The following requirements must be met by individuals in order to qualify for PPE:

- Age 65 and up
- Mexican citizens or
- Non-nationals who have lived in Mexico for over 25 years
- If enrolled in the elderly component of the Oportunidades conditional cash transfer program, they must waive their right to benefit from that program
- For the year 2019, the amount of financial support that older adults will receive is $1,275 Mexican pesos a month, which will be delivered bimonthly

=== Benefits ===

PPE enrollees receive monetary grants every two months. In addition, the program:
- Provides monetary assistance for the enrollees' inclusion in the financial system (i.e. opening a bank account). This aid applies only to those who receive electronic bank transfers.
- Promotes social involvement by encouraging participation of beneficiaries in personal development groups, informative sessions on topics such as healthcare, human rights, etc.
- Offers social protection to its members by promoting access to healthcare services (such as those offered by Seguro Popular) and encourages the affiliation to INAPAM (which provides other benefits for the elderly)

== Program Enrollment ==

SEDESOL estimated that the total population aged 65 and over in Mexico was approximately 7.7 million in 2013. It also stated that the potential number of eligible PPE enrollees that year could range from 5.6 million to 6.2 million, depending on the source of data used (i.e. from 72.7% to 80.5% of the total population in the target age group). As of December 2013, SEDESOL reported a total of 4,248,047 beneficiaries of PPE in the country.

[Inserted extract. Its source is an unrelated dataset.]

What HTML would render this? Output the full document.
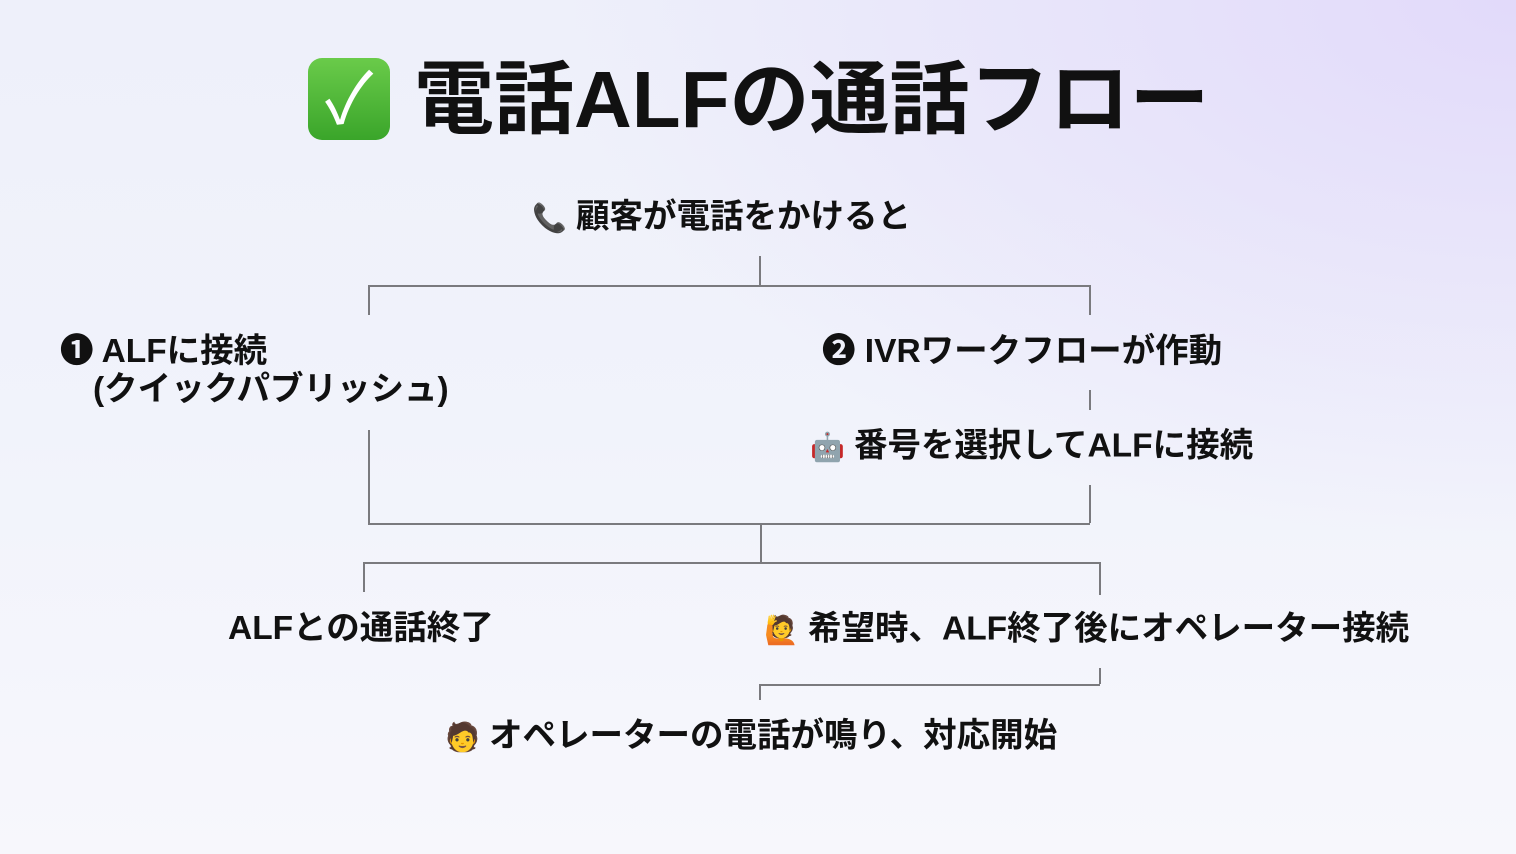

=== Proposals according to the OECD in 2016 ===
Mexico is among the three OECD countries that offer the lowest social pensions for people who are not covered by the contributory pension system.

The OECD on Mexico's pension systems, published in 2016, the OECD, proposes four strategies;

1.- Increase, gradually, the mandatory contributions for the pension. According to the international organization, "a replacement rate of 50% can be achieved with a probability of 75 to 90%, contributing an average of 13 to 18% over 40 years."

2.- Implement a pro-rata system to generate the transition from the old system to that of individual accounts. In this regard, the OECD recommends "smoothing" the step towards the defined contribution model in such a way that “All the rights acquired to date by the workers of the so-called 'transition generation' would be guaranteed and from then on all the workers would accumulate pension assets in the new system. Consequently, the pension benefit of a 'transition generation' worker would have two components: one based on the rights acquired under the BD formula, and the other based on the assets accumulated in the individual CD accounts.

3.- Improve the social protection network for old age through its integration and expansion. Through its study, the OECD suggests "increasing the level of non-contributory benefits in order to eradicate poverty in old age". Furthermore, it underlines the importance of the link between the non-contributory social pension (Pension for Older Adults) and the Guaranteed Minimum Pension.

4.- Homogenize the retirement savings system, which until now has been fragmented. The OECD recommends "harmonizing the rules for all pension plans, with the fundamental objective of establishing a national pension system that is the same for all Mexicans. This harmonization must include pension plans for workers in the private and public sectors, as well as special regimes (for states, municipalities, and universities, among others)".

== Challenges ==

Although noncontributory pension programs have proved effective in different countries as a strategy to reduce poverty of the elder population without social security coverage or employer-based pensions, their greatest limitation is that they are subject to government funding availability. In the case of Mexico, Levy & Schady and Aguila, note that the expected future financial burden associated with the recent expansion of the PPE in terms of geographical coverage and number of beneficiaries represents the program's main challenge. This is because the number of eligible beneficiaries will continue to rise in the upcoming years, as a result of Mexico's demographic transition. Another limitation of the PPE includes the possibility of resource "leakages" due to the enrollment of individuals that already benefit from other programs that target the elderly. Proposed measures to offset such challenges, are summarized below:

- Designing mechanisms that promote retirement savings by covering future workforce through mandatory inclusion of workers in the social security system, regardless of whether they are part of the formal or the informal sector.
- Increasing incentives to encourage the creation of a "retirement savings culture" by designing products that address vulnerable elders, and develop alternatives with preferential tax treatment.
- Identifying the number of beneficiaries that could be receiving support from other programs to quantify the amount of "leakage" of resources.
- Devise a new cost-based targeting method, that takes population growth and needs, budget constraints and the program's operation capacity into consideration.